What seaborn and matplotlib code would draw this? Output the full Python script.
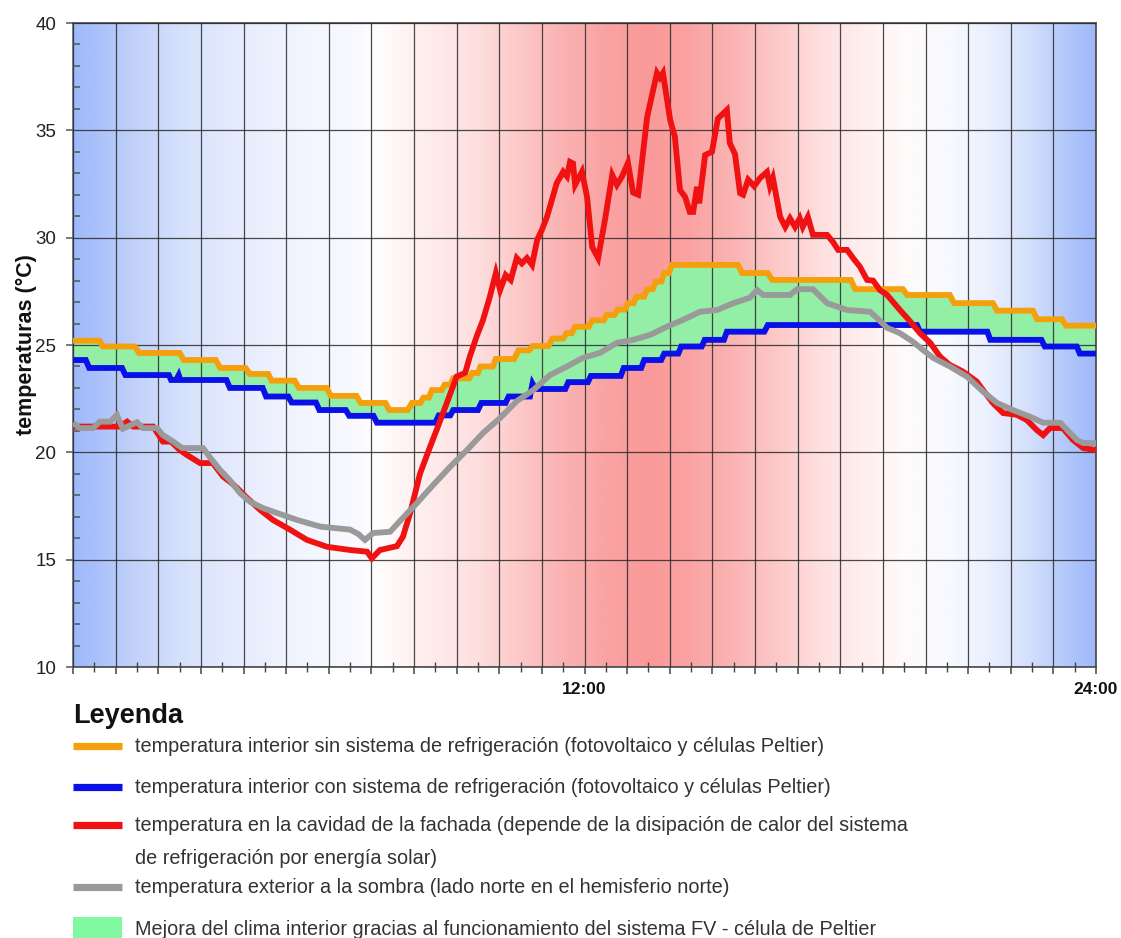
import numpy as np
import pandas as pd
import matplotlib
matplotlib.use("Agg")
import matplotlib.pyplot as plt
import seaborn as sns
from matplotlib.lines import Line2D
from matplotlib.patches import Rectangle
from matplotlib.ticker import MultipleLocator

# ---------------- data ----------------
orange_h = [0, 0.62, 0.7, 1.45, 1.55, 2.5, 2.6, 3.35, 3.45, 4.05, 4.15, 4.58, 4.66, 5.2, 5.3, 5.95, 6.05,
            6.65, 6.75, 7.33, 7.42, 7.85, 7.95, 8.15, 8.22, 8.35, 8.42, 8.65, 8.72, 8.85, 8.92, 9.3, 9.36,
            9.5, 9.56, 9.85, 9.92, 10.35, 10.45, 10.7, 10.78, 11.15, 11.25, 11.5, 11.58, 11.7, 11.78,
            12.1, 12.18, 12.45, 12.52, 12.7, 12.78, 12.95, 13.02, 13.15, 13.22, 13.4, 13.47, 13.6, 13.67,
            13.8, 13.87, 13.98, 14.05, 15.6, 15.7, 16.3, 16.4, 18.25, 18.35, 19.47, 19.57, 20.57, 20.67,
            21.58, 21.68, 22.52, 22.62, 23.2, 23.3, 24]
orange_t = [25.2, 25.2, 24.93, 24.93, 24.63, 24.63, 24.3, 24.3, 23.93, 23.93, 23.65, 23.65, 23.34, 23.34,
            23.0, 23.0, 22.63, 22.63, 22.3, 22.3, 21.97, 21.97, 22.3, 22.3, 22.55, 22.55, 22.9, 22.9,
            23.15, 23.15, 23.45, 23.45, 23.7, 23.7, 24.0, 24.0, 24.35, 24.35, 24.75, 24.75, 24.95, 24.95,
            25.3, 25.3, 25.55, 25.55, 25.85, 25.85, 26.15, 26.15, 26.4, 26.4, 26.65, 26.65, 26.95, 26.95,
            27.25, 27.25, 27.6, 27.6, 27.95, 27.95, 28.35, 28.35, 28.73, 28.73, 28.35, 28.35, 28.03,
            28.03, 27.6, 27.6, 27.33, 27.33, 26.95, 26.95, 26.6, 26.6, 26.2, 26.2, 25.9, 25.9]

blue_h = [0, 0.3, 0.38, 1.15, 1.23, 2.25, 2.3, 2.42, 2.48, 2.52, 3.6, 3.68, 4.45, 4.53, 5.05, 5.13, 5.7,
          5.78, 6.4, 6.48, 7.05, 7.13, 8.5, 8.58, 8.85, 8.92, 9.5, 9.58, 10.15, 10.22, 10.72, 10.78, 10.85,
          11.55, 11.62, 12.08, 12.15, 12.85, 12.92, 13.33, 13.4, 13.8, 13.87, 14.2, 14.27, 14.75, 14.82,
          15.27, 15.34, 16.22, 16.3, 19.8, 19.87, 21.45, 21.52, 22.72, 22.8, 23.55, 23.62, 24]
blue_t = [24.3, 24.3, 23.93, 23.93, 23.6, 23.6, 23.37, 23.37, 23.6, 23.37, 23.37, 23.0, 23.0, 22.6, 22.6,
          22.32, 22.32, 21.97, 21.97, 21.7, 21.7, 21.38, 21.38, 21.72, 21.72, 21.97, 21.97, 22.3, 22.3,
          22.6, 22.6, 23.2, 22.95, 22.95, 23.27, 23.27, 23.56, 23.56, 23.93, 23.93, 24.3, 24.3, 24.6,
          24.6, 24.93, 24.93, 25.24, 25.24, 25.62, 25.62, 25.93, 25.93, 25.62, 25.62, 25.24, 25.24,
          24.93, 24.93, 24.6, 24.6]

red_h = [0, 1.1, 1.27, 1.41, 1.88, 2.11, 2.3, 2.51, 2.67, 2.98, 3.28, 3.52, 3.7, 3.85, 4.08, 4.39, 4.69,
         5.09, 5.49, 5.96, 6.5, 6.9, 7.01, 7.2, 7.6, 7.74, 7.91, 8.14, 8.38, 8.53, 8.77, 9.0, 9.2, 9.31,
         9.47, 9.62, 9.78, 9.92, 10.02, 10.15, 10.27, 10.41, 10.53, 10.65, 10.77, 10.89, 11.0, 11.12,
         11.35, 11.5, 11.59, 11.66, 11.73, 11.78, 11.94, 12.06, 12.18, 12.32, 12.48, 12.65, 12.76, 12.88,
         13.02, 13.14, 13.26, 13.47, 13.7, 13.77, 13.84, 14.01, 14.12, 14.24, 14.36, 14.47, 14.55, 14.64,
         14.69, 14.83, 14.99, 15.13, 15.34, 15.41, 15.53, 15.65, 15.72, 15.84, 15.98, 16.12, 16.28,
         16.35, 16.42, 16.59, 16.71, 16.82, 16.94, 17.05, 17.12, 17.24, 17.36, 17.69, 17.83, 17.95,
         18.16, 18.3, 18.46, 18.63, 18.77, 18.93, 19.1, 19.4, 19.64, 19.87, 20.11, 20.34, 20.57, 20.88,
         21.2, 21.35, 21.58, 21.82, 22.14, 22.38, 22.61, 22.76, 22.92, 23.22, 23.46, 23.7, 24]
red_t = [21.2, 21.2, 21.43, 21.2, 21.2, 20.5, 20.5, 20.1, 19.88, 19.5, 19.5, 18.87, 18.6, 18.34, 17.88,
         17.32, 16.85, 16.4, 15.92, 15.6, 15.45, 15.37, 15.06, 15.45, 15.63, 16.07, 17.17, 19.0, 20.27,
         21.04, 22.3, 23.53, 23.7, 24.46, 25.4, 26.17, 27.25, 28.35, 27.56, 28.26, 28.03, 29.05, 28.8,
         29.05, 28.73, 29.9, 30.36, 30.97, 32.55, 33.07, 32.85, 33.53, 33.46, 32.46, 33.07, 31.9, 29.57,
         29.05, 30.83, 32.92, 32.46, 32.85, 33.48, 32.1, 32.0, 35.63, 37.67, 37.45, 37.67, 35.48, 34.7,
         32.22, 31.9, 31.2, 31.2, 32.37, 31.6, 33.85, 34.0, 35.55, 35.95, 34.4, 33.9, 32.07, 32.0, 32.7,
         32.4, 32.78, 33.06, 32.4, 32.78, 30.97, 30.5, 30.9, 30.5, 30.9, 30.5, 30.97, 30.13, 30.13, 29.8,
         29.43, 29.43, 29.05, 28.65, 28.03, 28.0, 27.56, 27.33, 26.63, 26.1, 25.55, 25.1, 24.46, 24.07,
         23.76, 23.3, 22.9, 22.3, 21.83, 21.75, 21.5, 21.04, 20.8, 21.13, 21.13, 20.58, 20.2, 20.1]

gray_h = [0, 0.16, 0.47, 0.63, 0.87, 1.03, 1.17, 1.5, 1.64, 1.97, 2.11, 2.35, 2.56, 3.05, 3.2, 3.45, 3.68,
          3.92, 4.15, 4.46, 4.79, 5.26, 5.8, 6.5, 6.69, 6.85, 7.04, 7.44, 7.67, 8.07, 8.45, 8.85, 9.24,
          9.62, 10.02, 10.42, 10.8, 11.19, 11.59, 11.96, 12.36, 12.76, 13.14, 13.54, 13.94, 14.31, 14.71,
          15.11, 15.48, 15.88, 16.05, 16.19, 16.82, 16.99, 17.36, 17.69, 18.16, 18.7, 18.86, 19.1, 19.4,
          19.7, 19.94, 20.18, 20.57, 20.97, 21.35, 21.68, 22.05, 22.45, 22.76, 23.16, 23.55, 23.7, 24]
gray_t = [21.37, 21.13, 21.13, 21.43, 21.43, 21.74, 21.1, 21.4, 21.13, 21.13, 20.8, 20.5, 20.2, 20.2, 19.8,
          19.18, 18.7, 18.1, 17.7, 17.4, 17.17, 16.85, 16.54, 16.4, 16.2, 15.92, 16.24, 16.3, 16.8, 17.64,
          18.48, 19.33, 20.1, 20.9, 21.6, 22.4, 22.9, 23.6, 24.0, 24.4, 24.63, 25.1, 25.24, 25.47, 25.86,
          26.17, 26.55, 26.63, 26.94, 27.2, 27.56, 27.33, 27.33, 27.6, 27.6, 26.95, 26.63, 26.55, 26.26,
          25.8, 25.55, 25.16, 24.77, 24.4, 24.0, 23.53, 22.83, 22.3, 21.97, 21.66, 21.38, 21.38, 20.58,
          20.43, 20.43]

x_tick_labels = {12: "12:00", 24: "24:00"}
y_ticks = [10, 15, 20, 25, 30, 35, 40]

legend_title = "Leyenda"
legend_labels = [
    "temperatura interior sin sistema de refrigeración (fotovoltaico y células Peltier)",
    "temperatura interior con sistema de refrigeración (fotovoltaico y células Peltier)",
    "temperatura en la cavidad de la fachada (depende de la disipación de calor del sistema\nde refrigeración por energía solar)",
    "temperatura exterior a la sombra (lado norte en el hemisferio norte)",
    "Mejora del clima interior gracias al funcionamiento del sistema FV - célula de Peltier",
]

# ---------------- style ----------------
sns.set_theme(style="white")
plt.rcParams["font.family"] = ["Liberation Sans", "DejaVu Sans"]

C_ORANGE = "#f4a00c"
C_BLUE = "#0a10e8"
C_RED = "#f01212"
C_GRAY = "#9a9a9a"
C_FILL = "#93eea6"
C_LEG_GREEN = "#80f9a0"

W, H = 1121, 938
fig = plt.figure(figsize=(W / 100, H / 100), dpi=100)
ax = fig.add_axes([73 / W, 1 - 667 / H, (1096 - 73) / W, (667 - 23) / H])

# background gradient (blue night -> red midday -> blue night)
stops_h = [0, 0.5, 1.5, 2.5, 3.5, 4.5, 5.5, 6.5, 7.2, 8.0, 9.5, 10.5, 11.5, 12.5, 13.5, 14.5, 15.5, 16.5,
           17.5, 18.5, 19.5, 20.5, 21.5, 22.5, 23.5, 24]
stops_c = [(160, 185, 250), (168, 192, 250), (195, 210, 250), (212, 224, 252), (226, 233, 253),
           (236, 240, 254), (243, 246, 254), (248, 249, 255), (255, 253, 253), (255, 240, 240),
           (254, 222, 222), (252, 200, 200), (250, 178, 178), (250, 163, 163), (250, 153, 153),
           (250, 163, 163), (251, 180, 180), (252, 200, 200), (254, 222, 222), (255, 238, 238),
           (255, 250, 250), (248, 250, 255), (235, 240, 254), (210, 222, 252), (172, 195, 250),
           (160, 185, 250)]
gx = np.linspace(0, 24, 1200)
sc = np.array(stops_c) / 255.0
grad = np.stack([np.interp(gx, stops_h, sc[:, k]) for k in range(3)], axis=-1)[None, :, :]
ax.imshow(grad, extent=[0, 24, 10, 40], aspect="auto", interpolation="bilinear", zorder=0)

# green improvement area
fx = np.linspace(0, 24, 4801)
fo = np.interp(fx, orange_h, orange_t)
fb = np.interp(fx, blue_h, blue_t)
ax.fill_between(fx, fb, fo, where=fo > fb, color=C_FILL, lw=0, zorder=1, interpolate=True)

# lines
series = [
    (orange_h, orange_t, C_ORANGE, 3),
    (blue_h, blue_t, C_BLUE, 4),
    (red_h, red_t, C_RED, 5),
    (gray_h, gray_t, C_GRAY, 6),
]
for hh, tt, col, z in series:
    df = pd.DataFrame({"hora": hh, "temp": tt})
    sns.lineplot(data=df, x="hora", y="temp", color=col, lw=4.2, sort=False, estimator=None,
                 ax=ax, zorder=z, solid_joinstyle="miter", solid_capstyle="butt")

ax.set_xlim(0, 24)
ax.set_ylim(10, 40)
ax.set_xlabel("")
ax.set_ylabel("temperaturas (°C)", fontsize=15.5, fontweight="bold", color="#111")
ax.yaxis.set_label_coords((37 - 73) / (1096 - 73), 0.5)

ax.set_xticks(range(25), labels=[x_tick_labels.get(i, "") for i in range(25)],
              fontweight="bold", fontsize=12.5, color="#111")
ax.xaxis.set_minor_locator(MultipleLocator(0.5))
ax.set_yticks(y_ticks, labels=[str(v) for v in y_ticks], fontsize=13.5, color="#222")
ax.yaxis.set_minor_locator(MultipleLocator(1))

ax.tick_params(axis="x", which="major", direction="out", length=5, width=1.1, color="#444", pad=6, bottom=True)
ax.tick_params(axis="x", which="minor", direction="inout", length=7, width=1.0, color="#444", bottom=True)
ax.tick_params(axis="y", which="major", direction="out", length=5, width=1.1, color="#555", pad=7, left=True)
ax.tick_params(axis="y", which="minor", direction="in", length=5, width=1.1, color="#555", left=True)

ax.set_axisbelow(False)
ax.grid(True, which="major", color="#2a2a2a", lw=0.9, alpha=0.85)
for name, sp in ax.spines.items():
    sp.set_visible(True)
    sp.set_color("#555")
    sp.set_linewidth(1.3)
ax.spines["left"].set_color("#66708a")

# ---------------- legend (below the chart) ----------------
def fy(py):
    return 1 - py / H

fig.text(73 / W, fy(716), legend_title, fontsize=19.5, fontweight="bold", va="center", ha="left", color="#111")
leg_cols = [C_ORANGE, C_BLUE, C_RED, C_GRAY]
leg_y = [746, 787, 825, 887]
LFS = 14.3
for col, lab, py in zip(leg_cols, legend_labels[:4], leg_y):
    fig.add_artist(Line2D([73 / W, 122 / W], [fy(py), fy(py)], transform=fig.transFigure,
                          color=col, lw=5.2, solid_capstyle="butt"))
    for i, line in enumerate(lab.split("\n")):
        fig.text(135 / W, fy(py + 33 * i), line, fontsize=LFS, va="center", ha="left", color="#333")
fig.add_artist(Rectangle((73 / W, 0), 49 / W, (938 - 917) / H, transform=fig.transFigure,
                         color=C_LEG_GREEN, lw=0))
fig.text(135 / W, fy(929), legend_labels[4], fontsize=LFS, va="center", ha="left", color="#333")

fig.savefig("out.png", dpi=100)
══════
▶ Aim: From the first line of the material down to the line containing "from matplotlib.ticker import MultipleLocator", inclusive, return each line exactly, skipping any picture.

▶ Solution for this exercise:
What seaborn and matplotlib code would draw this? Output the full Python script.
import numpy as np
import pandas as pd
import matplotlib
matplotlib.use("Agg")
import matplotlib.pyplot as plt
import seaborn as sns
from matplotlib.lines import Line2D
from matplotlib.patches import Rectangle
from matplotlib.ticker import MultipleLocator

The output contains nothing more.